The Gambler's Apprentice
H. Lee Barnes
(University of Nevada Press)
They say that Ronald Reagan's favorite reading matter came from the pen of Louis L'Amour --- Heller with a Gun, The Trail to Seven Pines, The Rustlers of West Fork, Guns of the Timberlands. This should have been enough to disabuse the rest of us of ever picking up a shoot-'em-up rustlers and cowpoke book ever again, so I looked in on The Gambler's Apprentice with some disdain. My rule has always been that if I have to choose between cowboys and indians, I'll come down on the side of the indians each time.

But after a few pages of The Gambler's Apprentice, even without any indians, I was hard put to let it go, and by the time Willie Bobbins --- all of sixteen-years-old --- had given up sneaking cattle from over the Mexican border and gotten into playing Hold 'Em, he was so hot that I was ready to be dealt in the game as well.

For Barnes knows the west, and cow-punchers, and stealing cattle and getting shot at --- and he knows how to get the reader involved, even if it is only in robbing hosses and card-sharking and occasionally getting beat up and engaging in the endless often funny palaver of those who aren't much into words,

    Willy watched the cockroach crawl down the wall. The roach meandered in Willy's direction. He rose out of his seat and smacked it.

    "Drought or otherwise, one thing Texas's got for certain is cockroaches. Comes in six legs and two." Fellows opened a drawer, uncapped a bottle, drank from it and passed it to Willy.

    "We still a dry county, Sheriff?"

    "Yep. No one would dare violate it either."

    Willy saluted his soon-to-be brother-in-law, took a swallow, and set the bottle between them on the desk . . . .

    "Two thousand." The sheriff whistled again softly and sucked on his pipe, which had gone dead. He lit a match on his trousers. "What you and Beau been up to? Cattle bidness?"

    "Cards, Sheriff."

    "I told you before to call me Glen. You should, seein as how we're family." Fellows relit his pipe and leaned back.

    "Must be damn good at cards, Willy."

    "There's a lot who ain't. Some's even worse 'an Clay" [his father].

    Fellows smiled. "If he was a terrible player, it'd be an improvement."

    "A fact. How's the rest of the family?"

    "Gettin' by. Ten months of some rain. Seems the damn drought's over, least for now. Your sisters worked, and your ma's garden been feedin 'em . . . Your pa's got a still somewheres. 'At's some'a his poison we drank. Sit, we'll have another."

    Willy shook his head and took out his bankroll. "The money, Glen. I mean it for them . . . ."

    Willy peeled off a hundred-dollar bill and laid it atop the desk.
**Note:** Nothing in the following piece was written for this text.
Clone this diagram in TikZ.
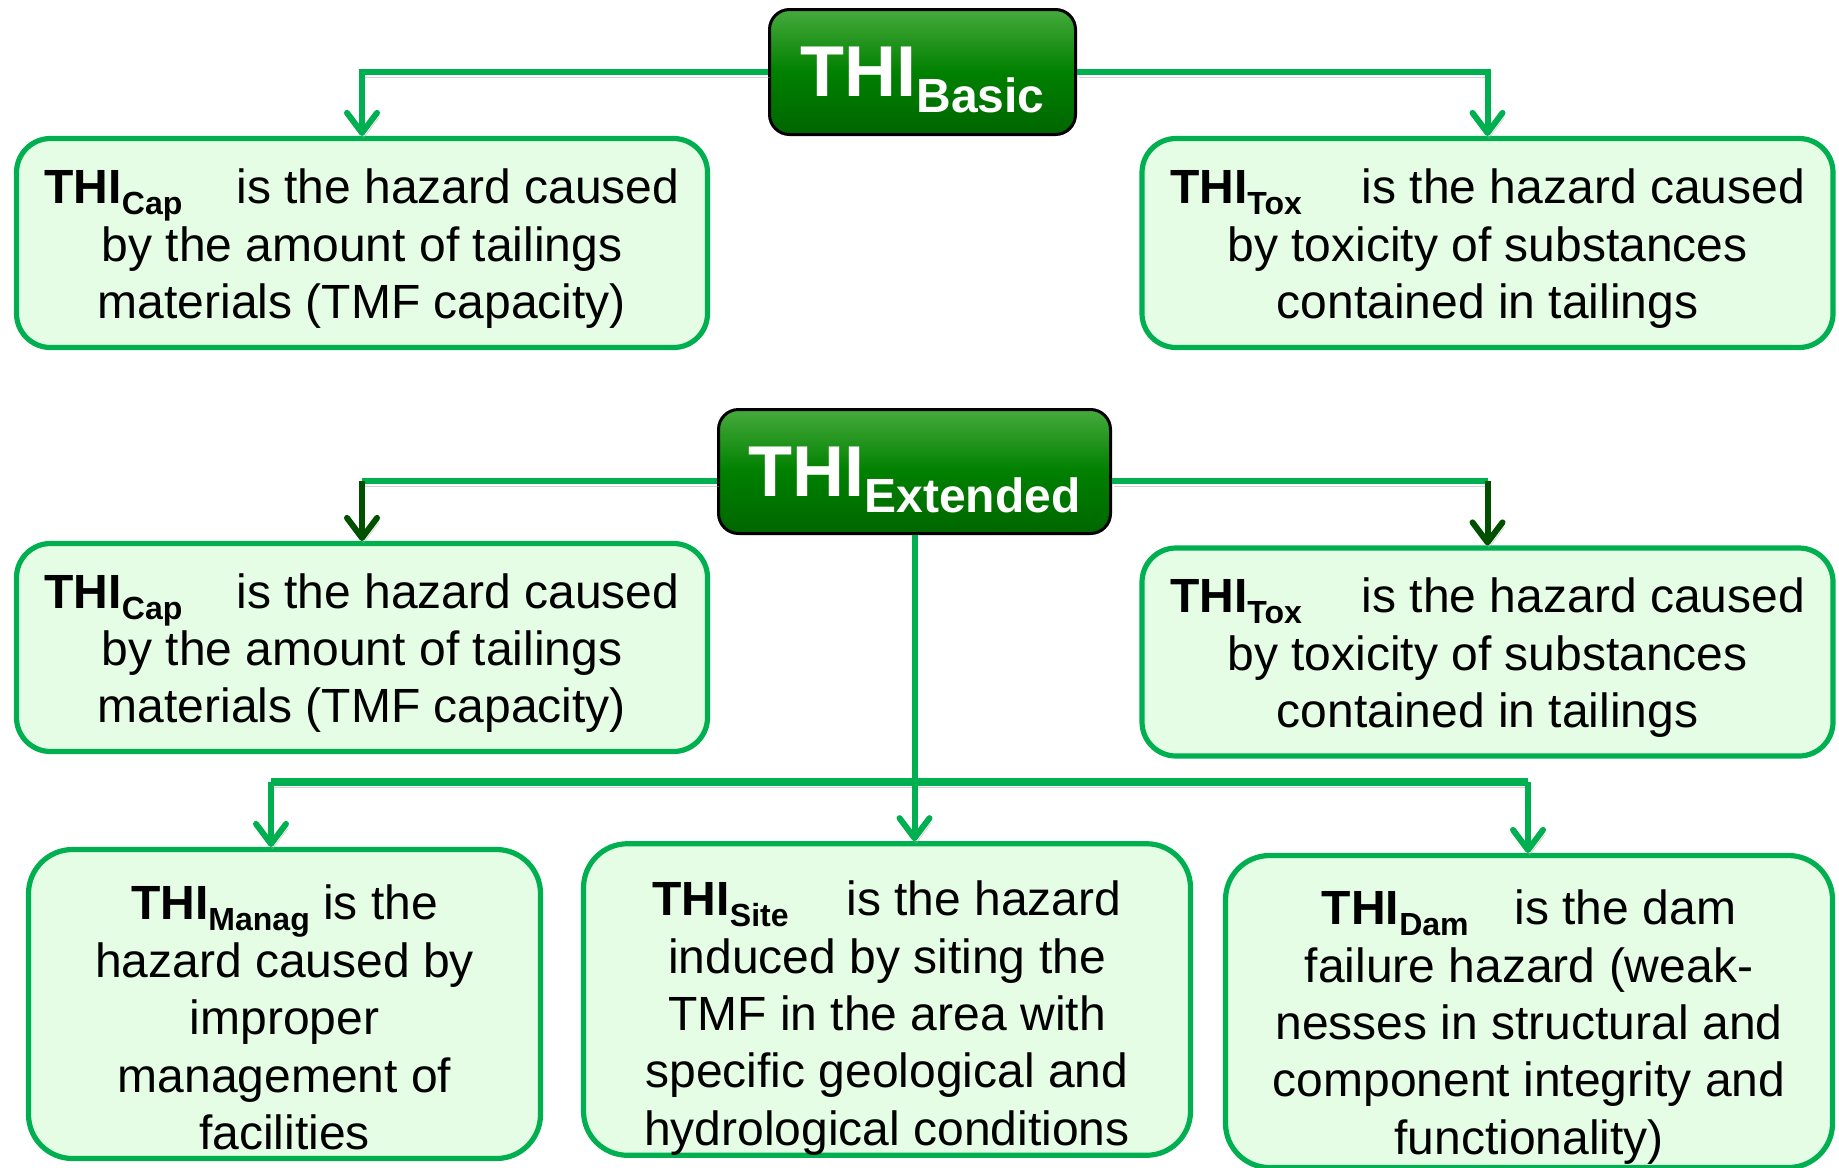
\documentclass[tikz,border=0pt]{standalone}
\usepackage{fontspec}
\setmainfont{Liberation Sans}
\usetikzlibrary{arrows.meta}
\definecolor{boxfill}{RGB}{229,252,229}
\definecolor{linegreen}{RGB}{0,176,80}
\definecolor{deepgreen}{RGB}{0,80,0}
\newcommand{\thi}[1]{\textbf{THI}\raisebox{-5.5pt}{\fontsize{16}{16}\selectfont\bfseries #1}}
\newcommand{\headthi}[1]{\rule{0pt}{33pt}{\fontsize{36}{36}\selectfont THI}\raisebox{-8pt}{\fontsize{24}{24}\selectfont #1}}
\newcommand{\tall}[1][31pt]{\rule{0pt}{#1}}

\begin{document}
\begin{tikzpicture}[x=0.5pt,y=-0.5pt,
  head/.style={draw=black,line width=1.5pt,rounded corners=10pt,
    top color={rgb,255:red,70;green,170;blue,60},bottom color={rgb,255:red,0;green,102;blue,0},
    middle color={rgb,255:red,0;green,128;blue,0},text=white,font=\bfseries,inner sep=0pt},
  info/.style={draw=linegreen,line width=2.6pt,fill=boxfill,rounded corners=17pt,
    align=center,inner sep=0pt,font=\fontsize{24}{28.7}\selectfont},
  lineshadow/.style={preaction={draw=black!35,opacity=0.5,transform canvas={shift={(0.8pt,-2.5pt)}}}},
  link/.style={draw=linegreen,line width=3pt,lineshadow},
  tip/.style={-{Straight Barb[length=10pt,width=15pt,round]}}]
\useasboundingbox (0,0) rectangle (1839,1167);

% basic set
\node[head,minimum width=153pt,minimum height=62.5pt] (basic) at (922.5,72) {\headthi{Basic}};
\node[info,minimum width=345.5pt,minimum height=104.5pt] (cap1) at (362,243)
  {\tall[23pt]\thi{Cap}\hspace{27pt}is the hazard caused\\ by the amount of tailings\\ materials (TMF capacity)};
\node[info,minimum width=345.5pt,minimum height=104.5pt] (tox1) at (1487.5,243)
  {\tall[23pt]\thi{Tox}\hspace{30pt}is the hazard caused\\ by toxicity of substances\\ contained in tailings};

% extended set
\node[head,minimum width=196pt,minimum height=62pt] (ext) at (914.5,471.5) {\headthi{Extended}};
\node[info,minimum width=345.5pt,minimum height=104pt] (cap2) at (362,647.5)
  {\tall[23pt]\thi{Cap}\hspace{27pt}is the hazard caused\\ by the amount of tailings\\ materials (TMF capacity)};
\node[info,minimum width=345.5pt,minimum height=104pt] (tox2) at (1487.5,652)
  {\tall[23pt]\thi{Tox}\hspace{30pt}is the hazard caused\\ by toxicity of substances\\ contained in tailings};
\node[info,rounded corners=22pt,minimum width=256pt,minimum height=154.5pt] (manag) at (284.5,1004)
  {\tall\thi{Manag} is the\\ hazard caused by\\ improper\\ management of\\ facilities};
\node[info,rounded corners=22pt,minimum width=303.5pt,minimum height=153pt] (site) at (887,999.5)
  {\tall[36pt]\thi{Site}\hspace{29pt}is the hazard\\ induced by siting the\\ TMF in the area with\\ specific geological and\\ hydrological conditions};
\node[info,rounded corners=22pt,minimum width=303.5pt,minimum height=156pt] (dam) at (1529,1011.5)
  {\tall[33pt]\thi{Dam}\hspace{23pt}is the dam\\ failure hazard (weak-\\ nesses in structural and\\ component integrity and\\ functionality)};

% connectors
\draw[link,tip] (basic.west) -| (cap1.north);
\draw[link,tip] (basic.east) -| (tox1.north);
\coordinate (extL) at ([yshift=-4.75pt]ext.west);
\coordinate (extR) at ([yshift=-4.75pt]ext.east);
\draw[link] (extL) -- (extL -| cap2.north);
\draw[link] (extR) -- (extR -| tox2.north);
\draw[link,draw=deepgreen,tip] (extL -| cap2.north) -- (cap2.north);
\draw[link,draw=deepgreen,tip] (extR -| tox2.north) -- (tox2.north);
\coordinate (barL) at (271,782);
\coordinate (barR) at (1528,782);
\draw[link,line width=3.6pt] (barL) -- (barR);
\draw[link,tip] (ext.south) -- (ext.south |- site.north);
\draw[link,tip] (barL) -- (barL |- manag.north);
\draw[link,tip] (barR) -- (barR |- dam.north);
\end{tikzpicture}
\end{document}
    "You growin' green now?" The sheriff picked it up, snapped the edge of it, and sniffed it. "Fresh outta some garden"

    "Weddin present," Willy smiled and walked to the door. "You'll make Nell a good husband. Get somethin nice for her with that. I'd 'preciate you not sayin I have been 'round."

Great. Dialogue out of the old school, as good as L'Amour, maybe even better. He was good at pushing the action, too, as good as Barnes. In forty-nine chapters, Willy gets rolled, shot at, beat up, chased, near drowned, almost steals another man's wife, damn near killed. He is obviously built like those James Bond characters, near indestructible, but somehow more interesting.

And can he deal. A guy named Sonny showed him how to play cards, move them around unseen to the top or the bottom of the deck. Sonny also taught him the philosophy of the gambler who must survive the implicit violence of the gaming table. He "spoke tirelessly of the green-felt table as 'the ether of human existence,'"

    each hand bringing hope or despair, reward or rejection, failure or triumph. He sometimes added to those joy and depravity.

Willy? He saw it as a business, nothing more, "the best hand or bluff winning the pot. Money was the proof of his opinion. Take that away and cards were a waste of time. A man could better spend his earned money in some other enterprise." And we are right there, the particular smell of the room, the tension, the men, "their clothing, their habits, their vocations --- leather and sweat, cigar and pipe smoke, beer and whiskey, and the dirt-and-oil odor that lingers on those who do hard labor."

The men here --- this is a man's world of 1917 the American wild west --- are all constructed out of that cliché, but there is something else going that saves this novel, makes one press on, not willing to give up on Willy. He, an illiterate card-shark, who always sizes up the room that he enters, the better to get out before being shot up. It is the tension that drives this bildingsroman, surviving gunshot and incipient hangings and brawls and disease --- it is the time of the Great Flu Epidemic --- that keep us going, because the writer knows how to parse it out, parse us out, so that we don't want it to end.